• **Material provided**:
+ + + +

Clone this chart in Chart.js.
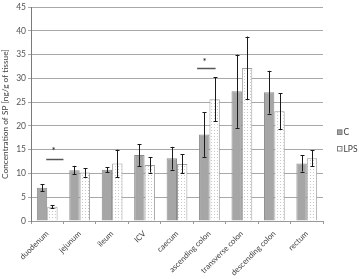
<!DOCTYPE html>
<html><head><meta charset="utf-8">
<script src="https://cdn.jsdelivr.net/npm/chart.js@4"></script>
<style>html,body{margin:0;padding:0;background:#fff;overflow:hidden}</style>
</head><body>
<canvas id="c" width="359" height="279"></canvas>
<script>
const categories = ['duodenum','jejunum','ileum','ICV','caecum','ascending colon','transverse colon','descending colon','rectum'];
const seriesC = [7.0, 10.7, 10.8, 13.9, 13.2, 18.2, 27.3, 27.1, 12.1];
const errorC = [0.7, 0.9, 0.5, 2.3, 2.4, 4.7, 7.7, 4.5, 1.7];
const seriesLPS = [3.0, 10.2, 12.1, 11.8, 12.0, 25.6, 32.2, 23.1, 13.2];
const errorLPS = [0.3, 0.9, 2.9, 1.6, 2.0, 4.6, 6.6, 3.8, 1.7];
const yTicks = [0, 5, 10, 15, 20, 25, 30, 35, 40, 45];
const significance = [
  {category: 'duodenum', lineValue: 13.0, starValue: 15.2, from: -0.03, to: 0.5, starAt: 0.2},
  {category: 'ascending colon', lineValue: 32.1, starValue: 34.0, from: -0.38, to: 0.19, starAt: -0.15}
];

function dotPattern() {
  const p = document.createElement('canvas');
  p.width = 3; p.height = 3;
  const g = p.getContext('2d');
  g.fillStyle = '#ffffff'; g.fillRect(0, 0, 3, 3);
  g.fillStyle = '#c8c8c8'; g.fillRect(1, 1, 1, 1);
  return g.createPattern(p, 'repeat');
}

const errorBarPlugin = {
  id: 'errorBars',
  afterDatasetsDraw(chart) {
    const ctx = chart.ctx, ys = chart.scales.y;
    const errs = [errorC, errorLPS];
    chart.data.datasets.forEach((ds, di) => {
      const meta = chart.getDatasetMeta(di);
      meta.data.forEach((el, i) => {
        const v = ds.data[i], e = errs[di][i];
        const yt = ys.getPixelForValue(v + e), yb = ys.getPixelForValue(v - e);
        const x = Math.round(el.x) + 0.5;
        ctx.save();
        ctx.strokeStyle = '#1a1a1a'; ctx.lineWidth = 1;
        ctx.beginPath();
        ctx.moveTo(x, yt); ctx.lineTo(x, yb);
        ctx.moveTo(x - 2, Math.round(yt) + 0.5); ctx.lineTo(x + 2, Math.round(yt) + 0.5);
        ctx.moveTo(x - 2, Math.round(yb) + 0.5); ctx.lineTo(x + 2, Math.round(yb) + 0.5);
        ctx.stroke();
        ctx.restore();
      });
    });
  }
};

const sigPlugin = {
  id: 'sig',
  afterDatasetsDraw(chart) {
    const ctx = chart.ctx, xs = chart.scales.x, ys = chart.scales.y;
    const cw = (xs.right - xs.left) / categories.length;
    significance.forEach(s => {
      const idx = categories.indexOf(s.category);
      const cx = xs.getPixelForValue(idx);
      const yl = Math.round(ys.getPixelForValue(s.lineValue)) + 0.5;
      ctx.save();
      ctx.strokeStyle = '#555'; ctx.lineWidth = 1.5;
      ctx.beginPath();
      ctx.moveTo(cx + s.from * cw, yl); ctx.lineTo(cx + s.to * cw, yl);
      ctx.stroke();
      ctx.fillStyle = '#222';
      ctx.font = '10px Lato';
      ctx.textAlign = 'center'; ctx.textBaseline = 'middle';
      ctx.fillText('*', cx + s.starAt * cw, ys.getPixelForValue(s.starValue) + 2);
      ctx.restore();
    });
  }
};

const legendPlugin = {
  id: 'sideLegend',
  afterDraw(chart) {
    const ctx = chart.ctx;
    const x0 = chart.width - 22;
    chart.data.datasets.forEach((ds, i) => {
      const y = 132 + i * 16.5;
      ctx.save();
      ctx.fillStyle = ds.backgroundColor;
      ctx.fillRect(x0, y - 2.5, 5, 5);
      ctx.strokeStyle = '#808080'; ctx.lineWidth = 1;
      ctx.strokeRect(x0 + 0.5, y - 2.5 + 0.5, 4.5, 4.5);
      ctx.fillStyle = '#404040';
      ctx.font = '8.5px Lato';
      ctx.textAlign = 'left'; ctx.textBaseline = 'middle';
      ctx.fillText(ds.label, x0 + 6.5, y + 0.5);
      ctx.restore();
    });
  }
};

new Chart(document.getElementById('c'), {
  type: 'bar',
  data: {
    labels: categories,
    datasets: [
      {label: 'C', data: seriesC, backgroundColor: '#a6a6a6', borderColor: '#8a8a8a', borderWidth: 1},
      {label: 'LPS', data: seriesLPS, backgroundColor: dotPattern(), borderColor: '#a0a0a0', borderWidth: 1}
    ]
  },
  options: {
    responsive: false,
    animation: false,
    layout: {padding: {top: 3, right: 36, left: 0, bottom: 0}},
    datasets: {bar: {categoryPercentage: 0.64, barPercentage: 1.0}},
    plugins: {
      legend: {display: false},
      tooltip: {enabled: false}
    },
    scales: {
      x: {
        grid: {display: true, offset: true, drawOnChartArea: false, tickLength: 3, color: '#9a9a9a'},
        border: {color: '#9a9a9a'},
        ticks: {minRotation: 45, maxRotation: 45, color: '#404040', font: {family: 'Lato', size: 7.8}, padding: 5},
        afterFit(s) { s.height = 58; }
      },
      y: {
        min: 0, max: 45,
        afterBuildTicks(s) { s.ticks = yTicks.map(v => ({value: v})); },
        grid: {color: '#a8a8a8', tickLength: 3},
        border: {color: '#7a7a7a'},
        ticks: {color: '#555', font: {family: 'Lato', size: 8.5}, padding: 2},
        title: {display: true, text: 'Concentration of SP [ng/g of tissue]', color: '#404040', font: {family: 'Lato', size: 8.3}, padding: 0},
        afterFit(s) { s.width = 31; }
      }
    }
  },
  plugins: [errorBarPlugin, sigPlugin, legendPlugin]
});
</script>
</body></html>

+ + + +

Omitting all images, print the listing exactly.

• **Answer for the task**:
Clone this chart in Chart.js.
<!DOCTYPE html>
<html><head><meta charset="utf-8">
<script src="https://cdn.jsdelivr.net/npm/chart.js@4"></script>
<style>html,body{margin:0;padding:0;background:#fff;overflow:hidden}</style>
</head><body>
<canvas id="c" width="359" height="279"></canvas>
<script>
const categories = ['duodenum','jejunum','ileum','ICV','caecum','ascending colon','transverse colon','descending colon','rectum'];
const seriesC = [7.0, 10.7, 10.8, 13.9, 13.2, 18.2, 27.3, 27.1, 12.1];
const errorC = [0.7, 0.9, 0.5, 2.3, 2.4, 4.7, 7.7, 4.5, 1.7];
const seriesLPS = [3.0, 10.2, 12.1, 11.8, 12.0, 25.6, 32.2, 23.1, 13.2];
const errorLPS = [0.3, 0.9, 2.9, 1.6, 2.0, 4.6, 6.6, 3.8, 1.7];
const yTicks = [0, 5, 10, 15, 20, 25, 30, 35, 40, 45];
const significance = [
  {category: 'duodenum', lineValue: 13.0, starValue: 15.2, from: -0.03, to: 0.5, starAt: 0.2},
  {category: 'ascending colon', lineValue: 32.1, starValue: 34.0, from: -0.38, to: 0.19, starAt: -0.15}
];

function dotPattern() {
  const p = document.createElement('canvas');
  p.width = 3; p.height = 3;
  const g = p.getContext('2d');
  g.fillStyle = '#ffffff'; g.fillRect(0, 0, 3, 3);
  g.fillStyle = '#c8c8c8'; g.fillRect(1, 1, 1, 1);
  return g.createPattern(p, 'repeat');
}

const errorBarPlugin = {
  id: 'errorBars',
  afterDatasetsDraw(chart) {
    const ctx = chart.ctx, ys = chart.scales.y;
    const errs = [errorC, errorLPS];
    chart.data.datasets.forEach((ds, di) => {
      const meta = chart.getDatasetMeta(di);
      meta.data.forEach((el, i) => {
        const v = ds.data[i], e = errs[di][i];
        const yt = ys.getPixelForValue(v + e), yb = ys.getPixelForValue(v - e);
        const x = Math.round(el.x) + 0.5;
        ctx.save();
        ctx.strokeStyle = '#1a1a1a'; ctx.lineWidth = 1;
        ctx.beginPath();
        ctx.moveTo(x, yt); ctx.lineTo(x, yb);
        ctx.moveTo(x - 2, Math.round(yt) + 0.5); ctx.lineTo(x + 2, Math.round(yt) + 0.5);
        ctx.moveTo(x - 2, Math.round(yb) + 0.5); ctx.lineTo(x + 2, Math.round(yb) + 0.5);
        ctx.stroke();
        ctx.restore();
      });
    });
  }
};

const sigPlugin = {
  id: 'sig',
  afterDatasetsDraw(chart) {
    const ctx = chart.ctx, xs = chart.scales.x, ys = chart.scales.y;
    const cw = (xs.right - xs.left) / categories.length;
    significance.forEach(s => {
      const idx = categories.indexOf(s.category);
      const cx = xs.getPixelForValue(idx);
      const yl = Math.round(ys.getPixelForValue(s.lineValue)) + 0.5;
      ctx.save();
      ctx.strokeStyle = '#555'; ctx.lineWidth = 1.5;
      ctx.beginPath();
      ctx.moveTo(cx + s.from * cw, yl); ctx.lineTo(cx + s.to * cw, yl);
      ctx.stroke();
      ctx.fillStyle = '#222';
      ctx.font = '10px Lato';
      ctx.textAlign = 'center'; ctx.textBaseline = 'middle';
      ctx.fillText('*', cx + s.starAt * cw, ys.getPixelForValue(s.starValue) + 2);
      ctx.restore();
    });
  }
};

const legendPlugin = {
  id: 'sideLegend',
  afterDraw(chart) {
    const ctx = chart.ctx;
    const x0 = chart.width - 22;
    chart.data.datasets.forEach((ds, i) => {
      const y = 132 + i * 16.5;
      ctx.save();
      ctx.fillStyle = ds.backgroundColor;
      ctx.fillRect(x0, y - 2.5, 5, 5);
      ctx.strokeStyle = '#808080'; ctx.lineWidth = 1;
      ctx.strokeRect(x0 + 0.5, y - 2.5 + 0.5, 4.5, 4.5);
      ctx.fillStyle = '#404040';
      ctx.font = '8.5px Lato';
      ctx.textAlign = 'left'; ctx.textBaseline = 'middle';
      ctx.fillText(ds.label, x0 + 6.5, y + 0.5);
      ctx.restore();
    });
  }
};

new Chart(document.getElementById('c'), {
  type: 'bar',
  data: {
    labels: categories,
    datasets: [
      {label: 'C', data: seriesC, backgroundColor: '#a6a6a6', borderColor: '#8a8a8a', borderWidth: 1},
      {label: 'LPS', data: seriesLPS, backgroundColor: dotPattern(), borderColor: '#a0a0a0', borderWidth: 1}
    ]
  },
  options: {
    responsive: false,
    animation: false,
    layout: {padding: {top: 3, right: 36, left: 0, bottom: 0}},
    datasets: {bar: {categoryPercentage: 0.64, barPercentage: 1.0}},
    plugins: {
      legend: {display: false},
      tooltip: {enabled: false}
    },
    scales: {
      x: {
        grid: {display: true, offset: true, drawOnChartArea: false, tickLength: 3, color: '#9a9a9a'},
        border: {color: '#9a9a9a'},
        ticks: {minRotation: 45, maxRotation: 45, color: '#404040', font: {family: 'Lato', size: 7.8}, padding: 5},
        afterFit(s) { s.height = 58; }
      },
      y: {
        min: 0, max: 45,
        afterBuildTicks(s) { s.ticks = yTicks.map(v => ({value: v})); },
        grid: {color: '#a8a8a8', tickLength: 3},
        border: {color: '#7a7a7a'},
        ticks: {color: '#555', font: {family: 'Lato', size: 8.5}, padding: 2},
        title: {display: true, text: 'Concentration of SP [ng/g of tissue]', color: '#404040', font: {family: 'Lato', size: 8.3}, padding: 0},
        afterFit(s) { s.width = 31; }
      }
    }
  },
  plugins: [errorBarPlugin, sigPlugin, legendPlugin]
});
</script>
</body></html>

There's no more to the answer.